Sekitar 71 juta pengguna internet
di seluruh Indonesia akan gigit jari. Hal ini juga akan memberikan dampak
negatif yang luar biasa besar bagi industri bisnis online yang sangat
bergantung pada internet.
Jika benar terjadi, maka
rata-rata transaksi keuangan yang nilainya mencapai Rp.1,5 miliar per menit
atau Rp.90 miliar perjamnya akan macet. Pebisnis online juga bisa terancam
gulung tikar akibat terputuskan koneksi dengan para customernya.
Parahnya lagi wacana itu muncul
ketika pemerintah tengah mendorong kemajuan infrastruktur internet di Indonesia.
Target pemerintah tahun 2015 dimana 50 persen bangsa Indonesia bisa mengakses
internet akan mengalami jalan buntu alias mustahil.
MNC, Telkom Akses, dan semua
pelaku usaha yang bergerak dibidang itu harus gigit jari. Target mereka yang
akan memperluas jangkauan internet ke seluruh wilayah Indonesia otomatis berakhir.
Wacana itu sebenarnya berawal
dari dua kata yaitu “IZIN FREKUENSI”. Para penyelenggara layanan internet atau ISP
menghendaki agar pemerintah bisa kembali ke UU Telekomunikasi yang melindungi
serta membenarkan para ISP untuk bisa menyewa bandwidth ke operator tanpa perlu izin frekuensi.
Berawal dari vonis bersalah Direktur
Utama Indosat mega Media (IM2), Indar Atmanto, oleh Pengadilan Tinggi karena
IM2 dianggap menyalahi aturan, yaitu menggelar layanan 3G tanpa memiliki izin
layanannya. Layanan 3G yang digelar IM2 sendiri selama ini menyewa frekuensi
operator Indosat yang telah mengantongi izin operasi jaringan 3G.
Padahal, model bisnis tersebut
menurut Kementerian Kominfo dan Badan Regulasi Telekomunikasi Indonesia (BRTI)
dianggap tidak menyalahi aturan.
Secara idealis saya melihat bahwa
wacana tersebut hanyalah gertak sambal belaka ditengah petisi yang diajukan
oleh para ISP ke Mahkamah Agung.
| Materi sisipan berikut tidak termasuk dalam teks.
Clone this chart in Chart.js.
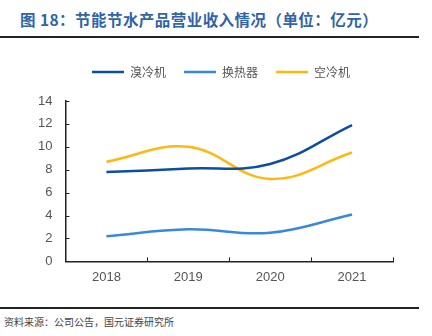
<!DOCTYPE html>
<html>
<head>
<meta charset="utf-8">
<script src="https://cdn.jsdelivr.net/npm/chart.js@4"></script>
<style>
  html, body { margin: 0; padding: 0; background: #fff; }
  body { width: 432px; height: 336px; position: relative; overflow: hidden; font-family: "Noto Sans CJK SC", sans-serif; }
  #title { position: absolute; left: 20px; top: 8px; font-size: 15.5px; font-weight: bold; letter-spacing: 0.45px; color: #3163a6; white-space: nowrap; }
  #rule1 { position: absolute; left: 0; top: 36px; width: 419px; height: 2px; background: #222; }
  #rule2 { position: absolute; left: 0; top: 307px; width: 419px; height: 2px; background: #222; }
  #source { position: absolute; left: 4px; top: 314px; font-size: 10px; color: #444; white-space: nowrap; }
  #wrap { position: absolute; left: 0; top: 42px; width: 432px; height: 251px; }
</style>
</head>
<body>
<div id="title">图 18：节能节水产品营业收入情况（单位：亿元）</div>
<div id="rule1"></div>
<div id="wrap"><canvas id="chartContainer"></canvas></div>
<div id="rule2"></div>
<div id="source">资料来源：公司公告，国元证券研究所</div>
<script>
"use strict";

// 1: data
const years = ['2018', '2019', '2020', '2021'];
const bromideChiller = [7.8, 8.1, 8.5, 11.9];   // 溴冷机
const heatExchanger = [2.2, 2.8, 2.5, 4.1];     // 换热器
const airCooler = [8.7, 10.0, 7.2, 9.5];        // 空冷机
const yTicks = [0, 2, 4, 6, 8, 10, 12, 14];

// short tick marks pointing into the plot area
const innerTicks = {
  id: 'innerTicks',
  afterDraw(chart) {
    const ctx = chart.ctx;
    const x = chart.scales.x;
    const y = chart.scales.y;
    ctx.save();
    ctx.strokeStyle = '#222';
    ctx.lineWidth = 1;
    ctx.beginPath();
    for (const v of yTicks) {
      const py = Math.round(y.getPixelForValue(v)) + 0.5;
      ctx.moveTo(x.left, py);
      ctx.lineTo(x.left + 4, py);
    }
    for (let i = 0; i <= years.length; i++) {
      const px = Math.round(x.getPixelForValue(i - 0.5)) + 0.5;
      ctx.moveTo(px, y.bottom);
      ctx.lineTo(px, y.bottom - 4);
    }
    ctx.stroke();
    ctx.restore();
  }
};

// extra room between legend and plot, legend nudged right
const legendGap = {
  id: 'legendGap',
  beforeInit(chart) {
    const fit = chart.legend.fit;
    chart.legend.fit = function () {
      fit.call(this);
      this.height += 13;
    };
  },
  afterLayout(chart) {
    chart.legend.left += 12;
    chart.legend.right += 12;
  }
};

function lineSet(label, data, color) {
  return {
    label,
    data,
    borderColor: color,
    backgroundColor: color,
    borderWidth: 2.5,
    pointRadius: 0,
    tension: 0.4,
    fill: false
  };
}

// 2: create the chart
function appendChart() {
  const chartContainer = document.getElementById('chartContainer');
  new Chart(chartContainer, {
    type: 'line',
    data: {
      labels: years,
      datasets: [
        lineSet('溴冷机', bromideChiller, '#0b4ea2'),
        lineSet('换热器', heatExchanger, '#3a88d8'),
        lineSet('空冷机', airCooler, '#ffb80f')
      ]
    },
    options: {
      responsive: true,
      maintainAspectRatio: false,
      animation: false,
      layout: { padding: { left: 25, right: 39, top: 6, bottom: 0 } },
      plugins: {
        tooltip: { enabled: false },
        legend: {
          position: 'top',
          labels: {
            usePointStyle: true,
            pointStyle: 'line',
            pointStyleWidth: 32,
            boxHeight: 10,
            padding: 18,
            color: '#555',
            font: { size: 12, family: '"Noto Sans CJK SC", sans-serif' }
          }
        }
      },
      scales: {
        x: {
          offset: true,
          grid: { display: false, drawTicks: false },
          border: { display: true, color: '#222', width: 1.5 },
          ticks: { color: '#555', padding: 8, font: { size: 13, family: '"Liberation Sans", Arial, sans-serif' } }
        },
        y: {
          min: 0,
          max: 14,
          afterBuildTicks(scale) { scale.ticks = yTicks.map(v => ({ value: v })); },
          grid: { display: false, drawTicks: false },
          border: { display: true, color: '#222', width: 1.5 },
          ticks: { color: '#555', padding: 13, font: { size: 13, family: '"Liberation Sans", Arial, sans-serif' } }
        }
      }
    },
    plugins: [innerTicks, legendGap]
  });
}

appendChart();
</script>
</body>
</html>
Mengapa? Karena yang akan mengalami kerugian
besar bukan saja para pengguna internet, tetapi para ISPpun akan gulung tikar.
Investasi yang mereka tanamkan di Indonesia bukan nominal yang kecil seperti
menjual selembar kain tenun dengan harga Rp.300 ribu.
Tidak perlu khawatir dengan
wacana-wacana tersebut, karena hal yang mustahil untuk dilakukan atau
diputuskan oleh pebisnis berkelas besar.
Jika 200an penggiat ISP di
Indonesia akan hengkang, dipersilahkan dengan hormat dan kita tidak perlu
khawatir karena para pemain baru dari luar negeri akan banyak antri untuk masuk
ke Indonesia dengan senang hati.
Bukan sesuatu yang mustahil bagi
para pemain baru ini karena market Indonesia begitu menggiurkan. 250juta jiwa
penduduk Indonesia dengan persentase pengguna internet yang terus mengalami
peningkatan serta regulasi pemerintah yang mendorong masyarakatnya untuk menggunakan
internet akan menjadi magnet besar bagi para pelaku – pelaku ISP yang
baru.
So? “Don’t Worry“Kata Tony Q Rastafara.